Candace writes to me from Tbilisi, Georgia, and passes along this press release from the United States Department of Justice, advising that three Guantanamo detainees have been released to the Republic of Georgia, pursuant to agreement between the United States and Georgian governments.
Candace has asked me to tell you that one of those released is none other than her client, Abdul Hamid al-Ghizzawi.

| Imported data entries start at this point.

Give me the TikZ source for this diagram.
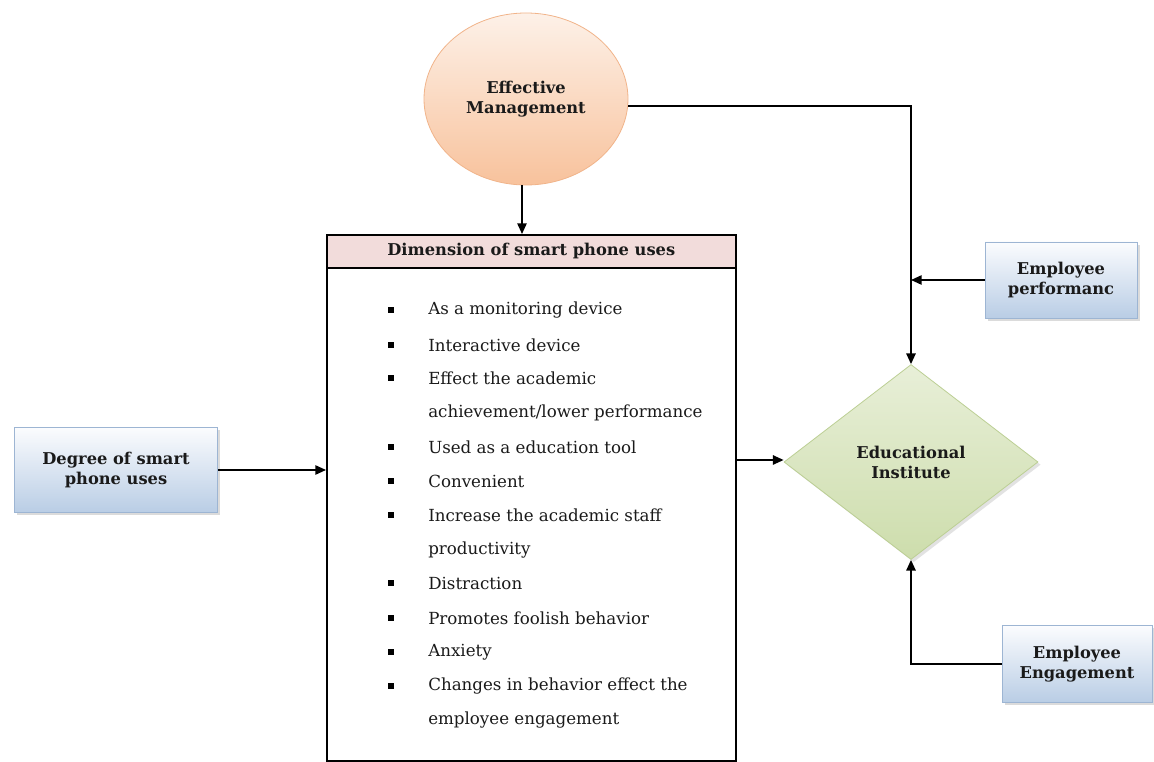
\documentclass[tikz,border=0pt]{standalone}
\usepackage{fontspec}
\setmainfont{DejaVu Serif}
\usetikzlibrary{shapes.geometric,arrows.meta,shadows}
\definecolor{txt}{HTML}{1A1A1A}
\definecolor{peachtop}{HTML}{FDF1E8}
\definecolor{peachbot}{HTML}{F8C29C}
\definecolor{peachline}{HTML}{F1B48A}
\definecolor{bluetop}{HTML}{FBFCFE}
\definecolor{bluebot}{HTML}{B9CDE5}
\definecolor{blueline}{HTML}{9DB5D3}
\definecolor{greentop}{HTML}{E8EFD8}
\definecolor{greenbot}{HTML}{CDDDAC}
\definecolor{greenline}{HTML}{BCCF94}
\definecolor{hdrpink}{HTML}{F2DCDB}
\tikzset{
  arr/.style={line width=1.2pt, draw=black, -{Triangle[length=8pt,width=7pt]}},
  lbl/.style={font=\bfseries\fontsize{12.2pt}{15pt}\selectfont, text=txt, align=center},
  bluebox/.style={rectangle, draw=blueline, line width=0.6pt, top color=bluetop, bottom color=bluebot,
    drop shadow={shadow xshift=2pt, shadow yshift=-2pt, fill=gray!55}, lbl},
  item/.style={anchor=west, font=\fontsize{12.5pt}{14pt}\selectfont, text=txt, inner sep=0pt},
  bul/.style={rectangle, fill=black, minimum size=4.2pt, inner sep=0pt},
}
\begin{document}
\begin{tikzpicture}[x=0.75pt,y=-0.75pt]
\useasboundingbox (0,0) rectangle (1154,762);
\fill[white] (0,0) rectangle (1154,762);

% Effective Management ellipse
\node[ellipse, draw=peachline, line width=0.6pt, top color=peachtop, bottom color=peachbot,
  minimum width=153pt, minimum height=129pt, inner sep=0pt, lbl] (em) at (526,99) {Effective\\Management};

% main box
\node[rectangle, draw=black, line width=1.2pt, minimum width=306.75pt, minimum height=394.5pt,
  anchor=north west, inner sep=0pt] (box) at (326,234) {};
\node[rectangle, draw=black, line width=1.2pt, fill=hdrpink, minimum width=306.75pt, minimum height=24.75pt,
  anchor=north west, inner sep=0pt, font=\bfseries\fontsize{12.2pt}{14pt}\selectfont, text=txt] (hdr) at (326,234) {Dimension of smart phone uses};

% list
\foreach \y/\t [count=\i] in {310/As a monitoring device, 345/Interactive device, 378/Effect the academic,
  447/Used as a education tool, 481/Convenient, 515/Increase the academic staff,
  583/Distraction, 618/Promotes foolish behavior, 652/Anxiety, 686/Changes in behavior effect the}
  {\node[bul] (b\i) at (391,\y) {}; \node[item] (t\i) at (428,\y) {\t};}
\node[item] (c1) at (428,413) {achievement/lower performance};
\node[item] (c2) at (428,550) {productivity};
\node[item] (c3) at (428,720) {employee engagement};

% blue boxes
\node[bluebox, minimum width=152.25pt, minimum height=63.75pt] (deg) at (116,470) {Degree of smart\\phone uses};
\node[bluebox, minimum width=114pt, minimum height=57pt] (perf) at (1061,280) {Employee\\performanc};
\node[bluebox, minimum width=112.5pt, minimum height=57.75pt] (eng) at (1077,664) {Employee\\Engagement};

% diamond
\node[diamond, draw=greenline, line width=0.6pt, top color=greentop, bottom color=greenbot,
  drop shadow={shadow xshift=2pt, shadow yshift=-2pt, fill=gray!45},
  minimum width=190.5pt, minimum height=146.25pt, inner sep=0pt, lbl] (dia) at (911,462) {Educational\\Institute};

% connectors
\draw[arr] (em.south -| 522,0) -- (522,0 |- hdr.north);
\draw[arr] (em.-4.5) -| (dia.north);
\draw[arr] (deg.east) -- (deg.east -| box.west);
\draw[arr] (box.east |- 0,460) -- (dia.west |- 0,460);
\draw[arr] (perf.west) -- (perf.west -| dia.north);
\draw[arr] (eng.west) -| (dia.south);
\end{tikzpicture}
\end{document}
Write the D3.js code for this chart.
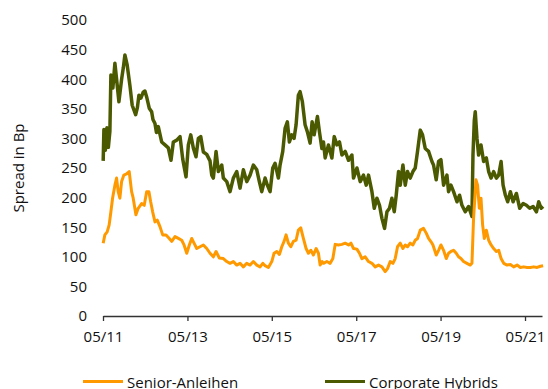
<!DOCTYPE html>
<html>
<head>
<meta charset="utf-8">
<script src="https://cdn.jsdelivr.net/npm/d3@7"></script>
<style>
  html, body { margin: 0; padding: 0; background: #fff; }
  svg { display: block; }
  text { font-family: "Open Sans", "Liberation Sans", sans-serif; }
</style>
</head>
<body>
<svg id="chart" width="548" height="389"></svg>
<script>
// ---------- data (dates as decimal years) ----------
const seriesNames = ["Senior-Anleihen", "Corporate Hybrids"];
const xTickLabels = ["05/11", "05/13", "05/15", "05/17", "05/19", "05/21"];
const yTicks = [0, 50, 100, 150, 200, 250, 300, 350, 400, 450, 500];

const hybridDates = [
  2011.333, 2011.350, 2011.385, 2011.421, 2011.456, 2011.492, 2011.516, 2011.563, 2011.611, 2011.651,
  2011.706, 2011.770, 2011.812, 2011.848, 2011.902, 2011.966, 2012.021, 2012.102, 2012.144, 2012.180,
  2012.227, 2012.282, 2012.322, 2012.363, 2012.424, 2012.481, 2012.512, 2012.560, 2012.595, 2012.638,
  2012.718, 2012.797, 2012.875, 2012.939, 2012.994, 2013.075, 2013.153, 2013.217, 2013.295, 2013.350,
  2013.407, 2013.468, 2013.532, 2013.587, 2013.644, 2013.706, 2013.786, 2013.864, 2013.905, 2013.943,
  2014.007, 2014.062, 2014.142, 2014.180, 2014.261, 2014.339, 2014.417, 2014.498, 2014.576, 2014.655,
  2014.735, 2014.814, 2014.892, 2014.973, 2015.034, 2015.091, 2015.170, 2015.224, 2015.288, 2015.352,
  2015.407, 2015.485, 2015.525, 2015.589, 2015.644, 2015.698, 2015.746, 2015.803, 2015.857, 2015.905,
  2015.959, 2015.999, 2016.054, 2016.118, 2016.173, 2016.237, 2016.284, 2016.332, 2016.410, 2016.458,
  2016.515, 2016.553, 2016.593, 2016.671, 2016.752, 2016.807, 2016.871, 2016.932, 2016.989, 2017.067,
  2017.146, 2017.226, 2017.264, 2017.345, 2017.423, 2017.501, 2017.566, 2017.620, 2017.701, 2017.756,
  2017.819, 2017.881, 2017.938, 2018.000, 2018.057, 2018.118, 2018.175, 2018.230, 2018.277, 2018.332,
  2018.372, 2018.436, 2018.491, 2018.545, 2018.609, 2018.673, 2018.728, 2018.782, 2018.847, 2018.901,
  2018.965, 2019.044, 2019.124, 2019.162, 2019.226, 2019.281, 2019.338, 2019.400, 2019.480, 2019.518,
  2019.575, 2019.637, 2019.718, 2019.779, 2019.836, 2019.914, 2019.993, 2020.073, 2020.097, 2020.128,
  2020.151, 2020.192, 2020.230, 2020.287, 2020.349, 2020.413, 2020.468, 2020.525, 2020.586, 2020.650,
  2020.705, 2020.762, 2020.809, 2020.864, 2020.918, 2020.982, 2021.046, 2021.124, 2021.203, 2021.284,
  2021.362, 2021.440, 2021.521, 2021.599, 2021.654, 2021.711, 2021.758
];
const hybridValues = [
  262, 315, 280, 318, 285, 312, 407, 385, 427, 400,
  362, 400, 420, 441, 424, 390, 356, 340, 352, 373,
  368, 378, 380, 370, 351, 345, 332, 325, 310, 320,
  294, 289, 284, 263, 294, 297, 303, 265, 235, 289,
  306, 284, 269, 300, 303, 277, 273, 262, 238, 233,
  278, 244, 255, 233, 227, 210, 233, 244, 216, 247,
  227, 238, 255, 247, 227, 210, 233, 221, 210, 250,
  258, 233, 255, 278, 317, 328, 294, 306, 300, 323,
  373, 379, 362, 323, 311, 292, 328, 306, 337, 311,
  283, 294, 267, 289, 267, 303, 289, 294, 272, 278,
  263, 272, 233, 250, 227, 238, 221, 238, 210, 182,
  199, 187, 165, 148, 176, 182, 199, 176, 204, 244,
  221, 255, 221, 244, 233, 244, 250, 278, 314, 306,
  283, 278, 261, 255, 230, 261, 264, 221, 238, 210,
  221, 210, 193, 204, 187, 176, 185, 168, 272, 330,
  345, 300, 272, 289, 261, 267, 244, 233, 244, 233,
  238, 261, 221, 204, 193, 210, 193, 207, 182, 190,
  187, 182, 185, 176, 193, 182, 185
];

const seniorDates = [
  2011.333, 2011.373, 2011.428, 2011.475, 2011.516, 2011.556, 2011.611, 2011.651, 2011.689, 2011.729,
  2011.770, 2011.824, 2011.888, 2011.950, 2012.007, 2012.045, 2012.109, 2012.163, 2012.244, 2012.306,
  2012.363, 2012.417, 2012.458, 2012.505, 2012.560, 2012.614, 2012.678, 2012.742, 2012.821, 2012.899,
  2012.956, 2013.034, 2013.113, 2013.193, 2013.248, 2013.312, 2013.373, 2013.430, 2013.485, 2013.549,
  2013.627, 2013.706, 2013.786, 2013.864, 2013.943, 2014.007, 2014.085, 2014.180, 2014.261, 2014.339,
  2014.417, 2014.498, 2014.576, 2014.655, 2014.735, 2014.814, 2014.892, 2014.973, 2015.051, 2015.115,
  2015.170, 2015.248, 2015.329, 2015.383, 2015.447, 2015.509, 2015.566, 2015.620, 2015.668, 2015.722,
  2015.779, 2015.841, 2015.905, 2015.959, 2016.016, 2016.078, 2016.142, 2016.197, 2016.254, 2016.315,
  2016.379, 2016.434, 2016.474, 2016.522, 2016.553, 2016.633, 2016.711, 2016.775, 2016.830, 2016.908,
  2016.989, 2017.067, 2017.146, 2017.203, 2017.264, 2017.345, 2017.406, 2017.463, 2017.541, 2017.620,
  2017.701, 2017.779, 2017.857, 2017.938, 2018.016, 2018.071, 2018.135, 2018.199, 2018.253, 2018.308,
  2018.372, 2018.436, 2018.491, 2018.545, 2018.609, 2018.673, 2018.728, 2018.782, 2018.847, 2018.925,
  2018.989, 2019.044, 2019.124, 2019.148, 2019.226, 2019.281, 2019.338, 2019.400, 2019.464, 2019.518,
  2019.575, 2019.637, 2019.701, 2019.755, 2019.812, 2019.874, 2019.954, 2020.033, 2020.073, 2020.111,
  2020.168, 2020.206, 2020.247, 2020.287, 2020.325, 2020.366, 2020.413, 2020.468, 2020.525, 2020.586,
  2020.650, 2020.705, 2020.762, 2020.824, 2020.904, 2020.982, 2021.060, 2021.141, 2021.219, 2021.298,
  2021.378, 2021.457, 2021.535, 2021.616, 2021.694, 2021.758
];
const seniorValues = [
  123, 137, 142, 154, 176, 199, 221, 233, 210, 199,
  227, 238, 240, 244, 210, 199, 171, 182, 190, 187,
  210, 210, 193, 176, 159, 162, 151, 137, 137, 131,
  126, 134, 131, 128, 120, 106, 120, 131, 123, 114,
  117, 120, 114, 106, 100, 109, 98, 97, 92, 89,
  92, 86, 89, 83, 89, 86, 92, 86, 83, 89,
  85, 82, 92, 106, 109, 104, 117, 126, 137, 123,
  117, 126, 128, 145, 149, 131, 114, 106, 111, 103,
  114, 106, 86, 92, 89, 92, 89, 97, 121, 120,
  121, 123, 120, 123, 114, 113, 106, 97, 100, 92,
  89, 83, 86, 83, 75, 80, 92, 89, 97, 117,
  123, 114, 120, 117, 123, 120, 128, 131, 145, 148,
  140, 131, 123, 120, 103, 111, 120, 111, 97, 106,
  109, 111, 106, 100, 97, 92, 89, 86, 89, 165,
  230, 221, 182, 199, 154, 131, 145, 128, 120, 114,
  109, 111, 97, 89, 86, 87, 83, 86, 82, 83,
  82, 82, 83, 82, 84, 85
];

const seriesColors = ["#FF9900", "#4B5A00"];

// ---------- helpers ----------
function decToDate(t) {
  const y = Math.floor(t);
  const start = Date.UTC(y, 0, 1), end = Date.UTC(y + 1, 0, 1);
  return new Date(start + (t - y) * (end - start));
}

// ---------- layout ----------
const svg = d3.select("#chart");
const x0 = 103, x1 = 542, yTop = 20, yBottom = 316;

const x = d3.scaleUtc()
  .domain([new Date(Date.UTC(2011, 4, 1)), new Date(Date.UTC(2021, 8, 25))])
  .range([x0, x1]);
const y = d3.scaleLinear().domain([0, 500]).range([yBottom, yTop]);

const xTickDates = xTickLabels.map(s => {
  const [m, yy] = s.split("/").map(Number);
  return new Date(Date.UTC(2000 + yy, m - 1, 1));
});

// x axis
const xAxis = d3.axisBottom(x)
  .tickValues(xTickDates)
  .tickFormat((d, i) => xTickLabels[i])
  .tickSizeInner(5)
  .tickSizeOuter(0)
  .tickPadding(10);
const gx = svg.append("g").attr("transform", `translate(0,${yBottom})`).call(xAxis);
gx.select(".domain").attr("stroke", "#333").attr("stroke-width", 1.3);
gx.selectAll(".tick line").attr("stroke", "#333").attr("stroke-width", 1.3);
gx.selectAll(".tick text").attr("font-size", 15).attr("fill", "#111")
  .attr("font-family", "'Open Sans', sans-serif");

// y axis (labels only)
const yAxis = d3.axisLeft(y).tickValues(yTicks).tickSize(0).tickPadding(0);
const gy = svg.append("g").attr("transform", `translate(87,0)`).call(yAxis);
gy.select(".domain").remove();
gy.selectAll(".tick text").attr("font-size", 15).attr("fill", "#111")
  .attr("font-family", "'Open Sans', sans-serif");

// y title
svg.append("text")
  .attr("transform", `translate(24,${(yTop + yBottom) / 2}) rotate(-90)`)
  .attr("text-anchor", "middle")
  .attr("font-size", 15)
  .attr("fill", "#111")
  .text("Spread in Bp");

// lines
const line = d3.line().x(d => x(d.date)).y(d => y(d.value));
const hybrid = hybridDates.map((t, i) => ({ date: decToDate(t), value: hybridValues[i] }));
const senior = seniorDates.map((t, i) => ({ date: decToDate(t), value: seniorValues[i] }));

svg.append("path").datum(hybrid)
  .attr("d", line).attr("fill", "none")
  .attr("stroke", seriesColors[1]).attr("stroke-width", 3.5)
  .attr("stroke-linejoin", "round");
svg.append("path").datum(senior)
  .attr("d", line).attr("fill", "none")
  .attr("stroke", seriesColors[0]).attr("stroke-width", 3)
  .attr("stroke-linejoin", "round");

// legend
const legendItems = [
  { name: seriesNames[0], color: seriesColors[0], x: 83 },
  { name: seriesNames[1], color: seriesColors[1], x: 325 }
];
const lg = svg.append("g");
legendItems.forEach(it => {
  lg.append("line")
    .attr("x1", it.x).attr("x2", it.x + 40)
    .attr("y1", 381.5).attr("y2", 381.5)
    .attr("stroke", it.color).attr("stroke-width", 3);
  lg.append("text")
    .attr("x", it.x + 44).attr("y", 388)
    .attr("font-size", 15).attr("fill", "#111")
    .text(it.name);
});
</script>
</body>
</html>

From time to time, I have let you in on Mr. Al-Ghizzawi’s saga. He is a Libyan national almost exactly my age, who was just trying to live a quiet life as a baker in Afghanistan with his wife and young daughter, who found himself handed over to the Northern Alliance for a bounty along with every other nearby Arab shortly after the United States began bombing his adopted country in 2001. He was then handed off to the American forces who did with him what they did to every other Arab handed over to them in Afghanistan: transferred him to Guantanamo without a second thought… no reason, just policy. And indeed, the world forgot about him for years, until the Supreme Court’s 2004 Rasul decision suddenly required “a legal process” for determining if men at Guantanamo were properly held. And the legal process– called a “combatant status review tribunal,” or “CSRT” which included a courageous officer named Lt. Col. Stephen Abraham (interviewed by me here) determined, unsurprisingly, that Al-Ghizzawi had no connection to terrorism and hence, was “not an unlawful enemy combatant.” Notwithstanding this, the Defense Department decided to call a “do-over,” and a second panel, on identical “evidence,” concluded that Al-Ghizzawi was an “EC” after all. Col. Abraham went on to blow the whistle on the flaws in the CSRT process, which is widely credited with convincing the Supreme Court to grant the almost never granted: a motion to reargue in the Boumediene case.
In the meantime, Al-Ghizzawi languished at Guantanamo, and languished… as he has for the last eight years. And while he languished, his health deteriorated– he suffered tuberculosis and liver disease, and at one point, was told by the military that he had AIDS… and then, when Candace brought a motion to demand access to his medical records… he was promptly told that he didn’t have AIDS after all. His eyesight has deteriorated. We won’t even talk about the mental state of a man cut off from his family–indeed, from all humanity as most of his confinement was in solitary confinement, in the company only of guards and interrogators.
Shortly after the Rasul case, when the Center for Constitutional Rights was arranging to obtain pro bono counsel for the detainees, Candace, a civil rights practitioner in Chicago, answered the call, and was eventually assigned the representation of two men at Guantanamo. Candace has been characterized as “the feistiest” of Guantanamo habeas lawyers, and I can tell you that her tireless has representation has gotten the Government’s attention. From time to time, after my interview with her in 2007, Candace asked me for my suggestions to her publicly filed legal papers… so let’s just say that, at this point, Al-Ghizzawi’s cause is near and dear to my heart.
While many will celebrate the passage of a dubious “health care reform” package, I will celebrate this long overdue event… it only took over eight years, and brilliant and tenacious legal work by Candace, but this day has finally come for Mr. Al-Ghizzawi. Free at last! Free at last! Thank God Almighty, we are free at last! Allah be praised, and Godspeed to Mr. Al-Ghizzawi.
You’ll excuse me, while I go cry now.
Truth prevails
Truth may prevail, but not justice … to take Mr. al-Ghizzawi and place him in a country where he has no ties, family or support system and can never leave Russia, is another example of punishing the innocent. I am glad he is free of the gulag and wish that he will soon be re-united with his family. Candace has done yeoman’s work on his behalf.